To the Church, from a cynic, on the occasion of her confirmation.

Dear “the Church”,

I was born into you, raised by the faces of grown ups that smiled at me, collections of casseroles after church and of course obligation. You introduced me to The Lord and to your people, well meaning individuals who dressed neatly and said things like “Jesus came into my heart” and “I have a calling to go to Africa”. I learnt to raise my hands in worship and to try earnestly to remember how bad I was when instructed to think of the cross.

I went to many of your incarnations over time, and at some point along the way, I began to wonder what was actually going on.

Questioning the things your people said to me on a Sunday led to my feeling misrepresented and disconnected from and by you. Now this is nothing new, but led incrementally to distaste for you altogether. I am sorry, church, but I met too many people who didn’t understand what it was they were enthusiastically espousing and who blithely assumed that their truth was the only truth.

Added to this was your not insignificant betrayal of many people I know and love, including some in my own family.

I felt your denominations were irrelevant.

I wanted to be a part of the kingdom, not a man made institution that often seemed entirely removed from the world it allegedly wanted to help.

I kept attending a variety of your faces but always looking for what was wrong and the little that was right, my ear tuned for the mistakes that would be inevitably made and my cynicism about the whole palaver at the ready, should I need it.

I began working at Brunswick around 15 months ago now. I had concerns at first, though the job and my subsequent involvement in the regular meetings of your group here came at a time when I was ready to find a solution to my sparring with you.

I have to say, your little group here in Brunswick are lovely. They have been so outrageously welcoming and full of encouragement it quite literally shocks me. I often shake my head at my good fortune, and marvel at the lack of all that I despised about you before.

So Brunswick has taught me that while a congregation can be different from my experience and challenging in its views, it can also be heartfelt, authentic and gracious. I started thinking about membership a little while ago, mainly as a response to your people here.

That was shortly before I fell in love with you.

I went to a conference a few weeks back. I was scared of it, to be honest, on account of all the Christians that would be in attendance. We both know that I am not their type of people and they are not mine.

On arriving however, I found around 70 young people whose guileless friendship inspired and floored me and around whom I felt I was my most authentic self, cynicism and all.

During the week away I learnt a lot about you, and how you are, in your Uniting form, committed to the most basic and beautiful and important and life giving things imaginable.

I also realised with a shock, while watching Ken Sumner lead communion, that though I’ve never been someone who is ashamed of her faith, though I’ve not been afraid to talk about it, I have been so concerned about removing myself from all that I dislike about Christianity that I had at some point forgotten nearly all there is to love.

I had grown so competent at pointing out all that is wrong with you, that I had smeared my cynicism over all that was right, obscuring the possibilities you’ve been holding politely for years as I railed against your obsolescence.

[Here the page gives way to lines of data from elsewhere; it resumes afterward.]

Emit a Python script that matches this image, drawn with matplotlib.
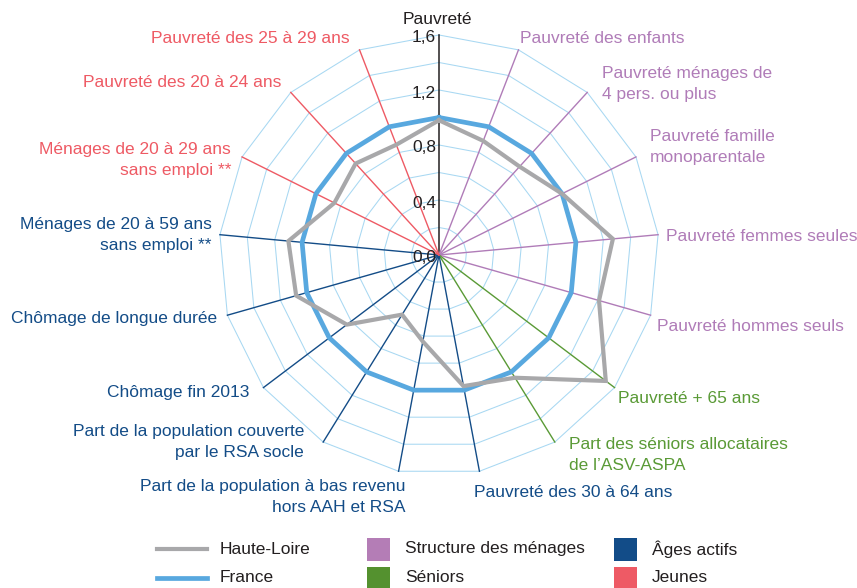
import numpy as np
import matplotlib
matplotlib.use("Agg")
import matplotlib.pyplot as plt
from matplotlib import font_manager as fm
from matplotlib.patches import Rectangle
from matplotlib.lines import Line2D

# ---------------- data ----------------
labels = [
    "Pauvreté",
    "Pauvreté des enfants",
    "Pauvreté ménages de\n4 pers. ou plus",
    "Pauvreté famille\nmonoparentale",
    "Pauvreté femmes seules",
    "Pauvreté hommes seuls",
    "Pauvreté + 65 ans",
    "Part des séniors allocataires\nde l\u2019ASV-ASPA",
    "Pauvreté des 30 à 64 ans",
    "Part de la population à bas revenu\nhors AAH et RSA",
    "Part de la population couverte\npar le RSA socle",
    "Chômage fin 2013",
    "Chômage de longue durée",
    "Ménages de 20 à 59 ans\nsans emploi **",
    "Ménages de 20 à 29 ans\nsans emploi **",
    "Pauvreté des 20 à 24 ans",
    "Pauvreté des 25 à 29 ans",
]
groups = ["Général", "Structure", "Structure", "Structure", "Structure", "Structure",
          "Séniors", "Séniors", "Actifs", "Actifs", "Actifs", "Actifs", "Actifs", "Actifs",
          "Jeunes", "Jeunes", "Jeunes"]
haute_loire = [0.98, 0.89, 0.87, 1.00, 1.27, 1.21, 1.52, 1.05, 0.97, 0.64, 0.51,
               0.84, 1.08, 1.10, 0.85, 0.90, 0.86]
france = [1.0] * 17
ticks = [0.0, 0.4, 0.8, 1.2, 1.6]
tick_labels = ["0,0", "0,4", "0,8", "1,2", "1,6"]
legend_series = ["Haute-Loire", "France"]
legend_groups = ["Structure des ménages", "Séniors", "Âges actifs", "Jeunes"]

# ---------------- style ----------------
names = {f.name for f in fm.fontManager.ttflist}
if "Liberation Sans Narrow" in names:
    FAM, FS = "Liberation Sans Narrow", 14.2
else:
    FAM, FS = "Liberation Sans", 12.5
plt.rcParams["font.family"] = [FAM, "DejaVu Sans"]

col = {"Général": "#231f20", "Structure": "#b07cb8", "Séniors": "#5a9a36",
       "Actifs": "#134c87", "Jeunes": "#ee5a64"}
sq_col = {"Structure des ménages": "#b47db6", "Séniors": "#54912f",
          "Âges actifs": "#124c88", "Jeunes": "#ee5a65"}
GRID = "#a8d8f2"
GREY = "#a8a8aa"
BLUE = "#58a8df"
TXT = "#231f20"

W, H = 857, 588
fig = plt.figure(figsize=(W / 100, H / 100), dpi=100)
cx, cy, R = 439, 255, 220
ax = fig.add_axes([(cx - R) / W, (H - cy - R) / H, 2 * R / W, 2 * R / H], projection="polar")
ax.set_theta_zero_location("N")
ax.set_theta_direction(-1)
ax.set_ylim(0, 1.6)
ax.axis("off")

n = len(labels)
theta = np.arange(n) * 2 * np.pi / n
theta_c = np.append(theta, theta[0])

# rings
for r in np.arange(0.2, 1.61, 0.2):
    ax.plot(theta_c, [r] * (n + 1), color=GRID, lw=0.75, clip_on=False, zorder=1)
# spokes
for t, g in zip(theta, groups):
    ax.plot([t, t], [0, 1.6], color=col[g], lw=1.0 if g != "Général" else 1.1,
            clip_on=False, zorder=2)

# series
ax.plot(theta_c, france + [france[0]], color=BLUE, lw=3.4, clip_on=False, zorder=4,
        solid_joinstyle="miter")
ax.plot(theta_c, haute_loire + [haute_loire[0]], color=GREY, lw=3.0, clip_on=False,
        zorder=5, solid_joinstyle="miter")

# tick labels
for v, s in zip(ticks, tick_labels):
    ax.annotate(s, xy=(0, v), xytext=(-3, -3), textcoords="offset pixels",
                ha="right", va="center", fontsize=FS, color=TXT, zorder=6)

# axis labels: (dx, dy, ha)
offs = [(-2, 15, "center"), (2, 11, "left"), (15, 8, "left"), (14, 10, "left"),
        (8, -2, "left"), (6, -11, "left"), (3, -11, "left"), (14, -13, "left"),
        (-5, -21, "left"), (7, -26, "right"), (-19, 0, "right"), (-14, -5, "right"),
        (-10, -3, "right"), (-8, 0, "right"), (-11, -3, "right"), (-9, 10, "right"),
        (-10, 11, "right")]
for t, lab, g, (dx, dy, ha) in zip(theta, labels, groups, offs):
    ax.annotate(lab, xy=(t, 1.6), xytext=(dx, dy), textcoords="offset pixels",
                ha=ha, va="center", multialignment=ha if ha != "center" else "center",
                fontsize=FS, color=col[g], linespacing=1.5, annotation_clip=False)

# legend (pixel layout)
lax = fig.add_axes([0, 0, 1, 1])
lax.set_xlim(0, W)
lax.set_ylim(H, 0)
lax.axis("off")
rows = [549, 578]
for (name, c, lw), y in zip([(legend_series[0], GREY, 3.0), (legend_series[1], BLUE, 3.4)], rows):
    lax.add_line(Line2D([157, 207], [y, y], color=c, lw=lw))
    lax.text(220, y, name, ha="left", va="center", fontsize=FS, color=TXT)
pos = [(367, rows[0]), (367, rows[1]), (614, rows[0]), (614, rows[1])]
for name, (x, y) in zip(legend_groups, pos):
    lax.add_patch(Rectangle((x, y - 11.5), 23, 23, color=sq_col[name], lw=0))
    lax.text(x + 38, y, name, ha="left", va="center", fontsize=FS, color=TXT)

fig.savefig("out.png", dpi=100)
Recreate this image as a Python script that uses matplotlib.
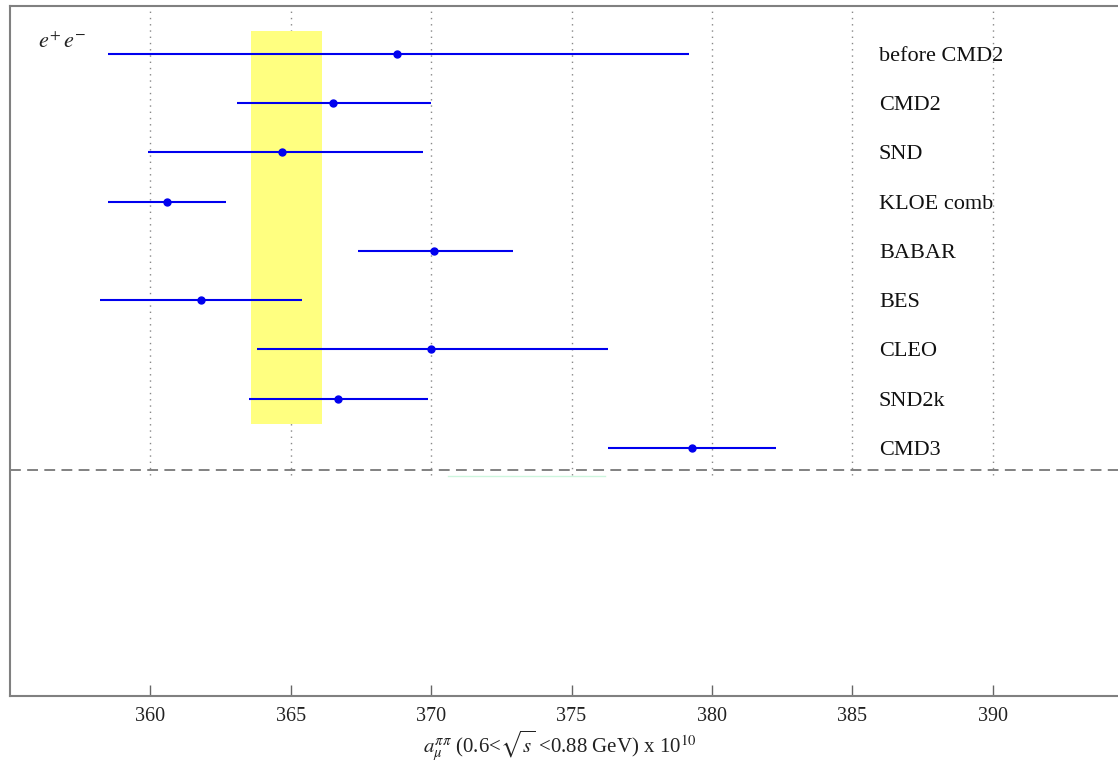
import matplotlib
matplotlib.use('Agg')
import matplotlib.pyplot as plt
import numpy as np

# experiments, top to bottom
labels = ['before CMD2', 'CMD2', 'SND', 'KLOE comb', 'BABAR', 'BES', 'CLEO', 'SND2k', 'CMD3']
central = [368.8, 366.5, 364.7, 360.6, 370.1, 361.8, 370.0, 366.7, 379.3]
err_lo = [10.3, 3.4, 4.8, 2.1, 2.7, 3.6, 6.2, 3.2, 3.0]
err_hi = [10.4, 3.5, 5.0, 2.1, 2.8, 3.6, 6.3, 3.2, 3.0]

# yellow band (average)
band_lo = 363.6
band_hi = 366.1

xticks = [360, 365, 370, 375, 380, 385, 390]

plt.rcParams['font.family'] = ['Liberation Serif', 'DejaVu Serif']
plt.rcParams['mathtext.fontset'] = 'stix'

fig = plt.figure(figsize=(11.18, 7.65), dpi=100)
ax = fig.add_axes([10/1118, 69/765, 1123/1118, 690/765])

n = len(labels)
ypos = np.arange(n, 0, -1)

ax.fill_between([band_lo, band_hi], 1.49, 9.47, color='#ffff80', zorder=1, linewidth=0)

ax.vlines(xticks, 0.45, 10, colors='#888888', linestyles=(0, (1, 3.5)), linewidth=1.0, zorder=0)
ax.axhline(0.55, color='#777777', linestyle=(0, (6, 3.5)), linewidth=1.3, zorder=2)
ax.plot([370.6, 376.2], [0.43, 0.43], color='#ccf5dd', linewidth=1.0, zorder=2)

ax.errorbar(central, ypos, xerr=[err_lo, err_hi], fmt='o', color='#0000ee',
            ecolor='#0000ee', markersize=5, elinewidth=1.5, capsize=0, zorder=3)

for y, lab in zip(ypos, labels):
    ax.text(385.95, y, lab, fontsize=16, ha='left', va='center_baseline', color='#111111')

ax.text(0.025, 0.947, r'$e^{+}\,e^{-}$', transform=ax.transAxes, fontsize=16,
        ha='left', va='center', color='#222222')

ax.set_xlim(355, 395)
ax.set_ylim(-4.04, 9.97)
ax.set_xticks(xticks)
ax.set_yticks([])
ax.tick_params(axis='x', direction='in', length=8, width=1, colors='#666666',
               labelcolor='#222222', labelsize=14.5, pad=8)
for s in ax.spines.values():
    s.set_color('#808080')
    s.set_linewidth(1.5)
ax.spines['right'].set_visible(False)

fig.text(560/1118, 1 - 746/765,
         r'$a_{\mu}^{\pi\pi}$ (0.6<$\sqrt{s}$ <0.88 GeV) x 10$^{10}$',
         fontsize=15, ha='center', va='center', color='#222222')

fig.savefig('out.png', dpi=100)
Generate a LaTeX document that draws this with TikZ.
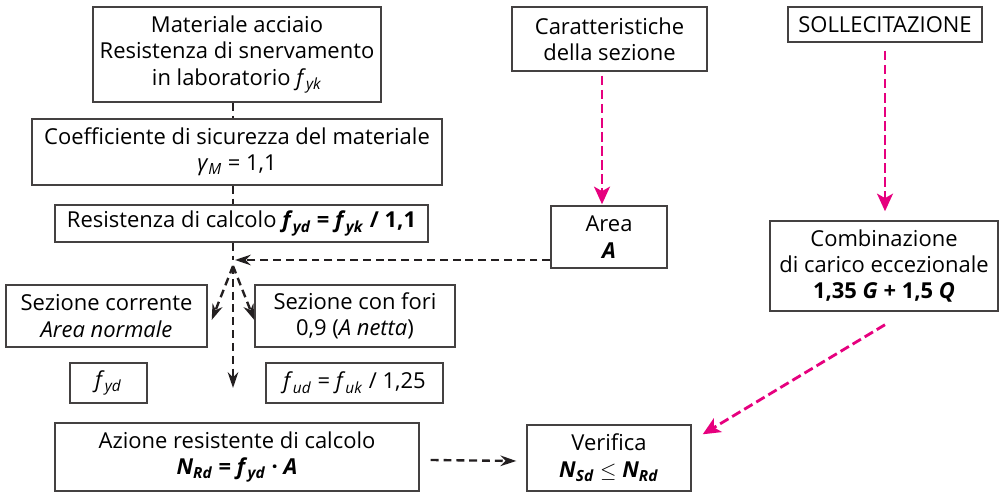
\documentclass[tikz,border=0pt]{standalone}
\usepackage{fontspec}
\setmainfont{Open Sans}
\usetikzlibrary{arrows.meta, positioning}
\definecolor{colorP}{HTML}{E6007E}
\definecolor{colorK}{HTML}{231F20}
\newcommand{\vsub}[2]{\textit{#1}\textsubscript{\textit{#2}}}

\begin{document}
\begin{tikzpicture}[
  x=0.02cm, y=-0.02cm,
  every node/.style={font=\fontsize{12.5}{15}\selectfont},
  box/.style={draw=colorK!85, line width=0.8pt, inner sep=0pt, align=center},
  bx/.style 2 args={minimum width=#1*0.02cm, minimum height=#2*0.02cm},
  dline/.style={dash pattern=on 4.5pt off 2.8pt, line width=1.35pt, colorK},
  darr/.style={dline, -{Stealth[length=9pt, width=6pt]}},
  parr/.style={-{Stealth[length=10pt, width=9pt, inset=2.5pt]},
               dash pattern=on 5.5pt off 2.5pt, line width=1.6pt, colorP}
]
\useasboundingbox (0,0) rectangle (999,492);

% left column
\node[box, bx={288}{95}]  (mat)  at (237,54.5)  {Materiale acciaio\\Resistenza di snervamento\\in laboratorio \vsub{f}{yk}};
\node[box, bx={410}{66}]  (coef) at (237,152)   {Coefficiente di sicurezza del materiale\\\textit{γ}\textsubscript{\textit{M}} = 1,1};
\node[box, bx={373}{37}]  (res)  at (241.5,223.5) {Resistenza di calcolo \textbf{\vsub{f}{yd} = \vsub{f}{yk} / 1,1}};
\node[box, bx={201}{62}]  (scor) at (106.5,316) {Sezione corrente\\\textit{Area normale}};
\node[box, bx={200}{62}]  (sfor) at (355,316)   {Sezione con fori\\0,9 (\textit{A netta})};
\node[box, bx={77}{40}]   (fyd)  at (108.5,383) {\vsub{f}{yd}};
\node[box, bx={177}{40}]  (fud)  at (354.5,383) {\vsub{f}{ud} = \vsub{f}{uk} / 1,25};
\node[box, bx={364}{68}]  (az)   at (237,457)   {Azione resistente di calcolo\\\textbf{\vsub{N}{Rd} = \vsub{f}{yd} · \textit{A}}};

% right columns
\node[box, bx={195}{64}]  (car)  at (609.5,39)  {Caratteristiche\\della sezione};
\node[box, bx={116}{62}]  (area) at (609,237)   {Area\\\textbf{\textit{A}}};
\node[box, bx={194}{35}]  (sol)  at (885,24.5)  {SOLLECITAZIONE};
\node[box, bx={228}{90}]  (comb) at (884,266)   {Combinazione\\di carico eccezionale\\\textbf{1,35 \textit{G} + 1,5 \textit{Q}}};
\node[box, bx={164}{66}]  (ver)  at (609,458)   {Verifica\\\textbf{\vsub{N}{Sd}} $\leq$ \textbf{\vsub{N}{Rd}}};

\coordinate (jn) at (233,260);
\coordinate (dn) at (233,388);

% black connectors
\draw[dline] (mat.south -| jn) -- (coef.north -| jn);
\draw[dline] (coef.south -| jn) -- (res.north -| jn);
\draw[dline] (res.south -| jn) -- (jn);
\draw[darr] (area.west |- jn) -- ([xshift=0.04cm]jn);
\draw[darr] ([yshift=-0.12cm]jn) -- ([shift={(4,4)}]scor.east);
\draw[darr] ([yshift=-0.12cm]jn) -- ([shift={(0,4)}]sfor.west);
\draw[darr] ([yshift=-0.12cm]jn) -- (dn);
\draw[darr] ([shift={(11,3)}]az.east) -- ([shift={(-10,3)}]ver.west);

% pink connectors
\draw[parr] ([shift={(-7.5,4)}]car.south) -- ([shift={(-7,-1)}]area.north);
\draw[parr] ([shift={(0,8)}]sol.south) -- ([shift={(1,-9)}]comb.north);
\draw[parr] ([shift={(1,13)}]comb.south) -- ([shift={(11,10)}]ver.north east);

\end{tikzpicture}
\end{document}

I am sorry to say, I had let myself grow embarrassed of not just you but all connected with you.

As I watched Ken tenderly speak of this gorgeous tradition and remembrance, I realized for the first time, that I can actually embrace what I believe, and not become something that I hate.

I can celebrate with friends who believe and friends who don’t, because to celebrate my faith is to celebrate something both unique and beautiful and only found here, in me, and something that is a part of the ancient, the holy, the transcendent and the joyful. I don’t need or want to separate them any more.

So church, I am writing to apologise I suppose. I wanted to explain that though I have insulted you, and though I thought I had good reason, I want to give us another try, if you’ll have me, for in you I now see the face of my father.

I know you’re human, and fallible and sometimes dirty and broken and wrong, but you have the capacity for great beauty, and courage and wisdom and the ability to walk around in the mess of our lives, finding the lovely parts and making them shine and I’ve always been the type to believe the best about things anyway.

Lastly, I don’t think that church membership is the only, or the best way of doing life. But I have been placed in a fortunate position inside your monster, and believe that those that can unite to try in a corporate sense to fight for justice and mercy and love, to join the monster in its challenge against the empire, should do so. For me that means no longer pointing the finger at you in accusation, looking at myself as a part of this magnificent story and making sure that the change starts here.